Indeed, Mr. Stern and his allies have hammered Mr. Sweeney for not
backing their proposal to spend $60 million - half the federation's
budget - on organizing and on giving rebates to individual unions to
organize. Mr. Sweeney, who proposed spending $22.5 million on such
efforts, said devoting half the federation's budget to unionizing would
prevent it from fulfilling its responsibilities in politics, collective
bargaining and other areas. He said the budgetary changes Mr. Stern
proposed would force him to lay off 100 staff members, after he already
laid off 100 of the federation's staff of 420.
Mr. Sweeney's backers say that the federation's spending $60 million
instead of $22.5 million on unionizing would not make a big difference
since individual unions spend more than $300 million a year on organizing.
Mr. Sweeney said that the decline in union membership was not his fault.
"We've gone through some horrible times, losing close to three million
manufacturing jobs just during the Bush years, and many of them were
good, middle-income, good-benefit union jobs," he said. "We haven't done
enough organizing to keep up with those job losses."
In explaining his decision to run again, Mr. Sweeney talked of growing
up in a home where three things were paramount: family, faith and his
father's union. He spoke as if he was on a mission and discussed past
divisions that were ultimately healed, as when the United Auto Workers
quit the federation in a dispute over the Vietnam War.
Mr. Sweeney said he still hoped to keep the service employees in the
fold. "It's a worry that any affiliate would think of seceding," he
said. "But I will do my damnedest to try to avoid that."

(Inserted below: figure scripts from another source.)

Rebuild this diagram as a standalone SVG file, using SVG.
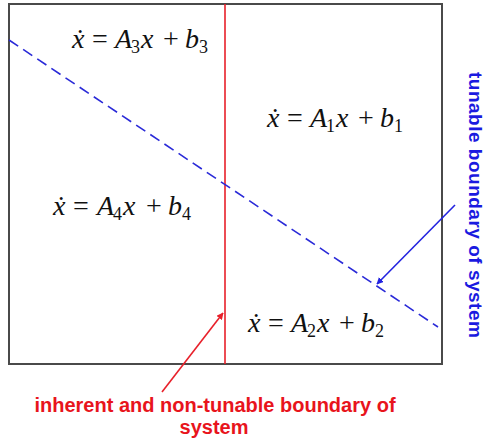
<svg xmlns="http://www.w3.org/2000/svg" width="488" height="445" viewBox="0 0 488 445">
<style>
.eq{font-family:"Liberation Serif","Times New Roman",serif;font-size:28px;fill:#111}
.it{font-style:italic}
.sub{font-size:18px;font-style:normal}
.lab{font-family:"Liberation Sans",Arial,sans-serif;font-weight:bold;font-size:20px}
</style>
<defs>
<marker id="ah-red" viewBox="0 0 10 10" refX="9" refY="5" markerWidth="7" markerHeight="7" orient="auto" markerUnits="userSpaceOnUse">
<path d="M0,0 L10,5 L0,10 z" fill="#e8202a"/>
</marker>
<marker id="ah-blue" viewBox="0 0 10 10" refX="9" refY="5" markerWidth="7" markerHeight="7" orient="auto" markerUnits="userSpaceOnUse">
<path d="M0,0 L10,5 L0,10 z" fill="#2323e0"/>
</marker>
</defs>
<rect width="488" height="445" fill="#fff"/>
<g id="frame">
<rect x="9" y="4" width="433" height="360" fill="none" stroke="#4a4a4a" stroke-width="2"/>
</g>
<g id="connectors">
<line x1="225" y1="4" x2="225" y2="364" stroke="#e8202a" stroke-width="1.6"/>
<line x1="9" y1="40" x2="438" y2="327" stroke="#2a2ad8" stroke-width="1.6" stroke-dasharray="11,6"/>
<line x1="162" y1="392" x2="223" y2="313" stroke="#e8202a" stroke-width="1.6" marker-end="url(#ah-red)"/>
<line x1="455" y1="205" x2="377" y2="284" stroke="#2323e0" stroke-width="1.6" marker-end="url(#ah-blue)"/>
</g>
<g id="region3">
<text class="eq" y="48"><tspan class="it" x="72">ẋ</tspan><tspan x="92">=</tspan><tspan class="it" x="115">A</tspan><tspan class="sub" dx="-1" dy="5">3</tspan><tspan class="it" dx="1" dy="-5">x</tspan><tspan x="163">+</tspan><tspan class="it" x="185">b</tspan><tspan class="sub" dy="5">3</tspan></text>
</g>
<g id="region1">
<text class="eq" y="127"><tspan class="it" x="267">ẋ</tspan><tspan x="287">=</tspan><tspan class="it" x="310">A</tspan><tspan class="sub" dx="-1" dy="5">1</tspan><tspan class="it" dx="1" dy="-5">x</tspan><tspan x="358">+</tspan><tspan class="it" x="380">b</tspan><tspan class="sub" dy="5">1</tspan></text>
</g>
<g id="region4">
<text class="eq" y="215"><tspan class="it" x="53">ẋ</tspan><tspan x="73">=</tspan><tspan class="it" x="97">A</tspan><tspan class="sub" dx="-1" dy="5">4</tspan><tspan class="it" dx="1" dy="-5">x</tspan><tspan x="146">+</tspan><tspan class="it" x="168">b</tspan><tspan class="sub" dy="5">4</tspan></text>
</g>
<g id="region2">
<text class="eq" y="332"><tspan class="it" x="248">ẋ</tspan><tspan x="268">=</tspan><tspan class="it" x="291">A</tspan><tspan class="sub" dx="-1" dy="5">2</tspan><tspan class="it" dx="1" dy="-5">x</tspan><tspan x="339">+</tspan><tspan class="it" x="361">b</tspan><tspan class="sub" dy="5">2</tspan></text>
</g>
<g id="label-red">
<text class="lab" fill="#e8141c" text-anchor="middle"><tspan x="215" y="412">inherent and non-tunable boundary of</tspan><tspan x="214" y="434">system</tspan></text>
</g>
<g id="label-blue">
<text class="lab" fill="#1a1ae0" style="font-size:19px;letter-spacing:0.5px" transform="translate(469,72) rotate(90)">tunable boundary of system</text>
</g>
</svg>
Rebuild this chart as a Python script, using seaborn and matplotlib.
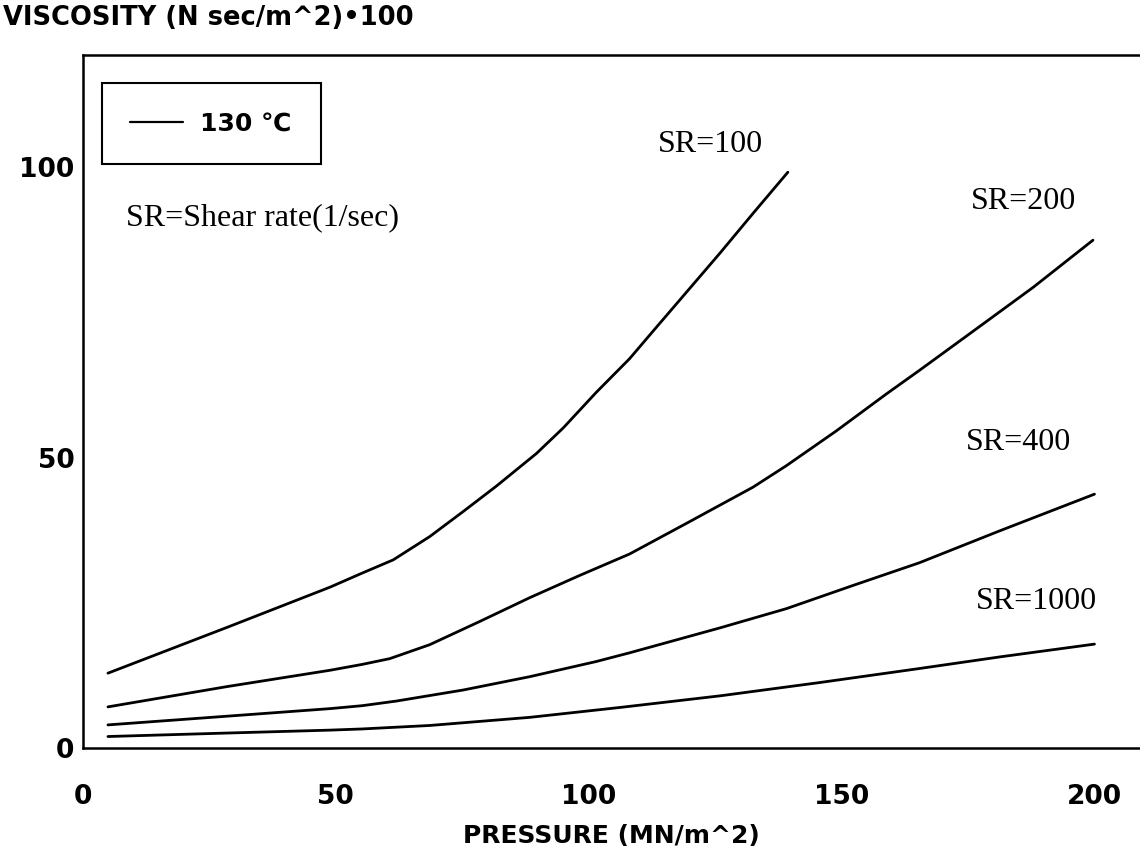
import matplotlib
matplotlib.use("Agg")
import matplotlib.pyplot as plt
from matplotlib.lines import Line2D
import seaborn as sns
import pandas as pd

# values (pressure MN/m^2 -> viscosity *100)
sr100_x = [5, 28.6, 48.9, 55.2, 61.4, 68.6, 75.2, 81.8, 89.7, 95, 101.5, 108.1, 112.8, 119.4, 126, 132.5, 139.4]
sr100_y = [12.9, 20.8, 27.7, 30.1, 32.4, 36.4, 40.7, 45.1, 50.7, 55.1, 61.2, 67.0, 71.8, 78.5, 85.2, 92.0, 99.1]

sr200_x = [5, 28.6, 48.9, 55.2, 60.7, 68.6, 78.5, 88.4, 98.2, 108.1, 119.4, 132.5, 139.1, 149, 158.8, 165.4, 174.7, 187.9, 199.7]
sr200_y = [7.1, 10.6, 13.4, 14.4, 15.4, 17.8, 21.8, 25.9, 29.7, 33.4, 38.7, 44.9, 48.6, 54.6, 60.9, 65.0, 70.9, 79.3, 87.4]

sr400_x = [5, 28.6, 48.9, 55.2, 62, 75.2, 88.4, 101.5, 108.1, 126, 139.1, 152.3, 165.4, 181.3, 200]
sr400_y = [4.0, 5.5, 6.8, 7.3, 8.1, 10.0, 12.3, 14.9, 16.4, 20.7, 24.0, 28.0, 31.9, 37.4, 43.7]

sr1000_x = [5, 28.6, 48.9, 55.2, 68.6, 88.4, 106.2, 126, 145.8, 165.4, 181.3, 200]
sr1000_y = [2.0, 2.6, 3.1, 3.3, 3.9, 5.3, 7.0, 9.0, 11.3, 13.7, 15.7, 17.9]

curve_labels = ["SR=100", "SR=200", "SR=400", "SR=1000"]
label_x = [124, 186, 185, 188.5]
label_y = [103.8, 94, 52.6, 25.3]

x_ticks = [0, 50, 100, 150, 200]
y_ticks = [0, 50, 100]

sns.set_theme(style="white")
plt.rcParams["font.family"] = ["DejaVu Sans"]
plt.rcParams["text.color"] = "black"

fig = plt.figure(figsize=(11.4, 8.56), dpi=100)
ax = fig.add_axes([0.0725, 0.126, 0.9275, 0.81])

for xs, ys in [(sr100_x, sr100_y), (sr200_x, sr200_y), (sr400_x, sr400_y), (sr1000_x, sr1000_y)]:
    df = pd.DataFrame({"p": xs, "v": ys})
    sns.lineplot(data=df, x="p", y="v", color="black", linewidth=2.0, ax=ax)

for lab, lx, ly in zip(curve_labels, label_x, label_y):
    ax.text(lx, ly, lab, family="Liberation Serif", fontsize=23, ha="center", va="center", color="black")
ax.text(35.5, 91.3, "SR=Shear rate(1/sec)", family="Liberation Serif", fontsize=23,
        ha="center", va="center", color="black")

ax.set_xlim(0, 209)
ax.set_ylim(0, 119.3)
ax.set_xticks(x_ticks)
ax.set_yticks(y_ticks)
ax.tick_params(axis="both", direction="in", length=8, width=1.5, colors="black", labelsize=19)
ax.tick_params(axis="x", pad=26)
ax.tick_params(axis="y", pad=6)
for t in ax.get_xticklabels() + ax.get_yticklabels():
    t.set_fontweight("bold")

for side in ["left", "top", "bottom"]:
    ax.spines[side].set_color("black")
    ax.spines[side].set_linewidth(1.8)
ax.spines["right"].set_visible(False)

ax.set_xlabel("PRESSURE (MN/m^2)", fontsize=18, fontweight="bold", labelpad=10, color="black")
ax.set_ylabel("")
fig.text(0.003, 0.979, "VISCOSITY (N sec/m^2)\u2022100", fontsize=18.5, fontweight="bold",
         ha="left", va="center", color="black")

handle = Line2D([], [], color="black", linewidth=1.6)
leg = ax.legend(handles=[handle], labels=["130 \u2103"], loc="upper left",
                bbox_to_anchor=(0.018, 0.96), borderaxespad=0,
                prop={"size": 18, "weight": "bold"}, labelcolor="black",
                frameon=True, fancybox=False, framealpha=1, edgecolor="black", handlelength=2.1,
                handletextpad=0.7, borderpad=1.15)
leg.get_frame().set_linewidth(1.5)

fig.savefig("out.png", dpi=100, facecolor="white")
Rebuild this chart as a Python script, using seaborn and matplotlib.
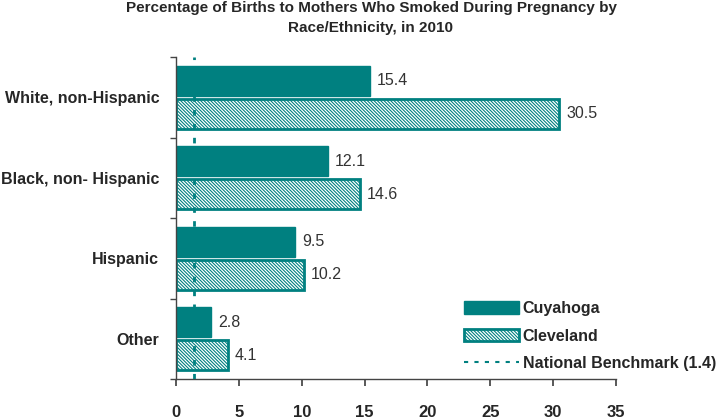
import matplotlib
matplotlib.use("Agg")
import matplotlib.pyplot as plt
import seaborn as sns
import pandas as pd
from matplotlib.patches import Patch
from matplotlib.lines import Line2D

categories = ["White, non-Hispanic", "Black, non- Hispanic", "Hispanic", "Other"]
cuyahoga = [15.4, 12.1, 9.5, 2.8]
cleveland = [30.5, 14.6, 10.2, 4.1]
benchmark = 1.4
series = ["Cuyahoga", "Cleveland"]
xticks = [0, 5, 10, 15, 20, 25, 30, 35]

TEAL = "#008080"
HATCH = "\\" * 10
sns.set_theme(style="white")
plt.rcParams["font.family"] = ["Liberation Sans", "DejaVu Sans"]
plt.rcParams["hatch.color"] = "#72b2b2"
plt.rcParams["hatch.linewidth"] = 0.8

df = pd.DataFrame({
    "cat": categories * 2,
    "val": cuyahoga + cleveland,
    "series": [series[0]] * 4 + [series[1]] * 4,
})

fig = plt.figure(figsize=(7.19, 4.2), dpi=100)
ax = fig.add_axes([176 / 719, 1 - 379 / 420, 440 / 719, 322 / 420])

sns.barplot(data=df, y="cat", x="val", hue="series", orient="h",
            palette=[TEAL, "white"], width=0.82, gap=0.1, ax=ax,
            legend=False, saturation=1)

containers = ax.containers
for bar in containers[0]:
    bar.set_facecolor(TEAL)
    bar.set_edgecolor(TEAL)
for bar in containers[1]:
    bar.set_facecolor("white")
    bar.set_edgecolor(TEAL)
    bar.set_linewidth(2)
    bar.set_hatch(HATCH)

for cont, vals in zip(containers, [cuyahoga, cleveland]):
    ax.bar_label(cont, labels=[f"{v:.1f}" for v in vals], padding=5,
                 fontsize=11.5, color="#333333")

ax.axvline(benchmark, color=TEAL, linestyle=(0, (2, 3)), linewidth=2, zorder=5)

ax.set_xlim(0, 35)
ax.set_ylim(3.5, -0.5)
ax.set_xticks(xticks)
ax.set_xticklabels([str(t) for t in xticks], fontweight="bold", fontsize=12)
ax.set_yticks(range(4))
ax.set_yticklabels(categories, fontweight="bold", fontsize=11.5)
ax.set_yticks([-0.5, 0.5, 1.5, 2.5, 3.5], minor=True)
ax.tick_params(axis="y", which="major", length=0, pad=12)
ax.tick_params(axis="y", which="minor", length=4, direction="out", left=True, color="#444444")
ax.tick_params(axis="x", which="major", length=5, direction="out", bottom=True,
               pad=14, color="#444444")
ax.set_xlabel("")
ax.set_ylabel("")
for s in ["top", "right"]:
    ax.spines[s].set_visible(False)
for s in ["left", "bottom"]:
    ax.spines[s].set_color("#444444")
    ax.spines[s].set_linewidth(1)

fig.text(371 / 719, 1 - 18 / 420,
         "Percentage of Births to Mothers Who Smoked During Pregnancy by\nRace/Ethnicity, in 2010",
         ha="center", va="center", fontweight="bold", fontsize=11, linespacing=1.5)

handles = [
    Patch(facecolor=TEAL, edgecolor=TEAL, label="Cuyahoga"),
    Patch(facecolor="white", edgecolor=TEAL, linewidth=2, hatch=HATCH, label="Cleveland"),
    Line2D([0], [0], color=TEAL, linestyle=(0, (2, 3)), linewidth=1.5,
           label="National Benchmark (1.4)"),
]
leg = fig.legend(handles=handles, loc="lower right",
                 bbox_to_anchor=(716 / 719, 1 - 371 / 420), frameon=False,
                 borderaxespad=0, borderpad=0,
                 prop={"weight": "bold", "size": 11.5}, handlelength=3.4,
                 handleheight=0.8, handletextpad=0.25, labelspacing=0.78)

fig.savefig("out.png", dpi=100)
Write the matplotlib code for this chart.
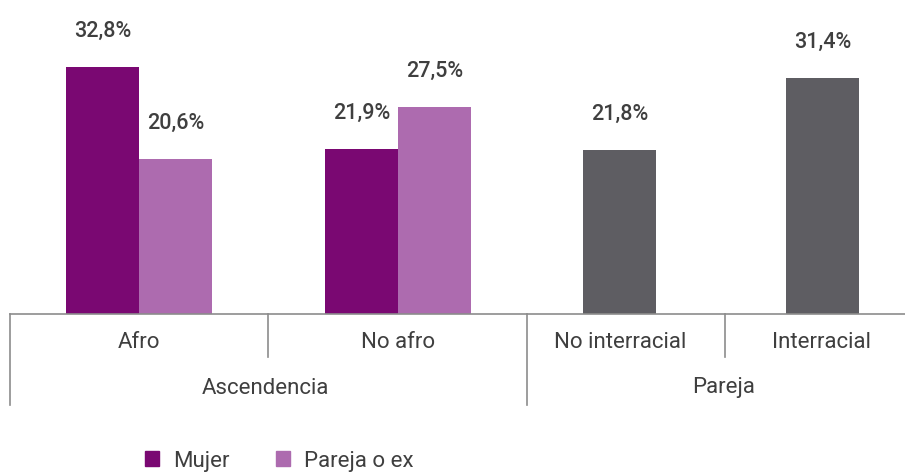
import matplotlib
matplotlib.use("Agg")
import matplotlib.pyplot as plt
from matplotlib.lines import Line2D
from matplotlib.patches import Patch

# ---- data ----
groups = ["Ascendencia", "Pareja"]
categories = ["Afro", "No afro", "No interracial", "Interracial"]
mujer = [32.8, 21.9]
pareja_ex = [20.6, 27.5]
pareja_cat = [21.8, 31.4]
series_names = ["Mujer", "Pareja o ex"]

# ---- style ----
C_MUJER = "#7A0872"
C_PAREJA = "#AD6BAF"
C_GRAY = "#5E5D62"
C_TEXT = "#3F3F3F"
C_LINE = "#8C8C8C"
FONT = dict(family=["Roboto", "DejaVu Sans"])

W, H = 905, 472
fig = plt.figure(figsize=(W / 100, H / 100), dpi=100)
axis_y = 314  # px from top
ax = fig.add_axes([0, (H - axis_y) / H, 1, axis_y / H])
ax.set_xlim(0, W)
px_per_pct = 7.52
ax.set_ylim(0, axis_y / px_per_pct)
ax.axis("off")

# layout (pixel-based x units)
bw = 73
cat_centers = [139, 398, 619.5, 822.5]
cat_label_x = [139, 398, 620, 822]
dividers = [10, 268, 527, 725]
group_label_x = [265, 724]


def label(x, v):
    ax.annotate(f"{v:.1f}%".replace(".", ","), (x, v), xytext=(0, 18),
                textcoords="offset points", ha="center", va="bottom",
                fontsize=15.5, fontweight="medium", color=C_TEXT, **FONT)


for i in range(2):
    c = cat_centers[i]
    ax.bar(c - bw / 2, mujer[i], width=bw, color=C_MUJER)
    ax.bar(c + bw / 2, pareja_ex[i], width=bw, color=C_PAREJA)
    label(c - bw / 2, mujer[i])
    label(c + bw / 2, pareja_ex[i])
for i in range(2):
    c = cat_centers[2 + i]
    ax.bar(c, pareja_cat[i], width=bw, color=C_GRAY)
    label(c, pareja_cat[i])


def fy(px):
    return (H - px) / H


def fx(px):
    return px / W


lines = [
    ((dividers[0], W), (axis_y, axis_y)),
    ((dividers[0], dividers[0]), (axis_y, 405)),
    ((dividers[1], dividers[1]), (axis_y, 357)),
    ((dividers[2], dividers[2]), (axis_y, 405)),
    ((dividers[3], dividers[3]), (axis_y, 357)),
]
for xs, ys in lines:
    fig.add_artist(Line2D([fx(x) for x in xs], [fy(y) for y in ys],
                          color=C_LINE, lw=1.2))

for x, name in zip(cat_label_x, categories):
    fig.text(fx(x), fy(342), name, ha="center", va="center",
             fontsize=16, color=C_TEXT, **FONT)
for x, name in zip(group_label_x, groups):
    fig.text(fx(x), fy(388), name, ha="center", va="center",
             fontsize=16, color=C_TEXT, **FONT)

handles = [Patch(color=C_MUJER), Patch(color=C_PAREJA)]
leg = fig.legend(handles, series_names, loc="center left",
                 bbox_to_anchor=(fx(145), fy(461)), ncol=2, frameon=False,
                 handlelength=0.65, handleheight=0.65, handletextpad=0.6,
                 columnspacing=2.1, borderaxespad=0, borderpad=0,
                 prop=dict(size=16, **FONT))
for t in leg.get_texts():
    t.set_color(C_TEXT)

fig.savefig("out.png", dpi=100)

Some labor experts called it an inopportune time for infighting. "Given
that labor's on the defensive, a split right now would really hurt
them," said Richard Hurd, a labor relations professor at Cornell
University. "If labor comes out of this bitterly divided and the
aftermath is internecine warfare, where unions go after each other, then
it only plays into the hands of the enemies of labor."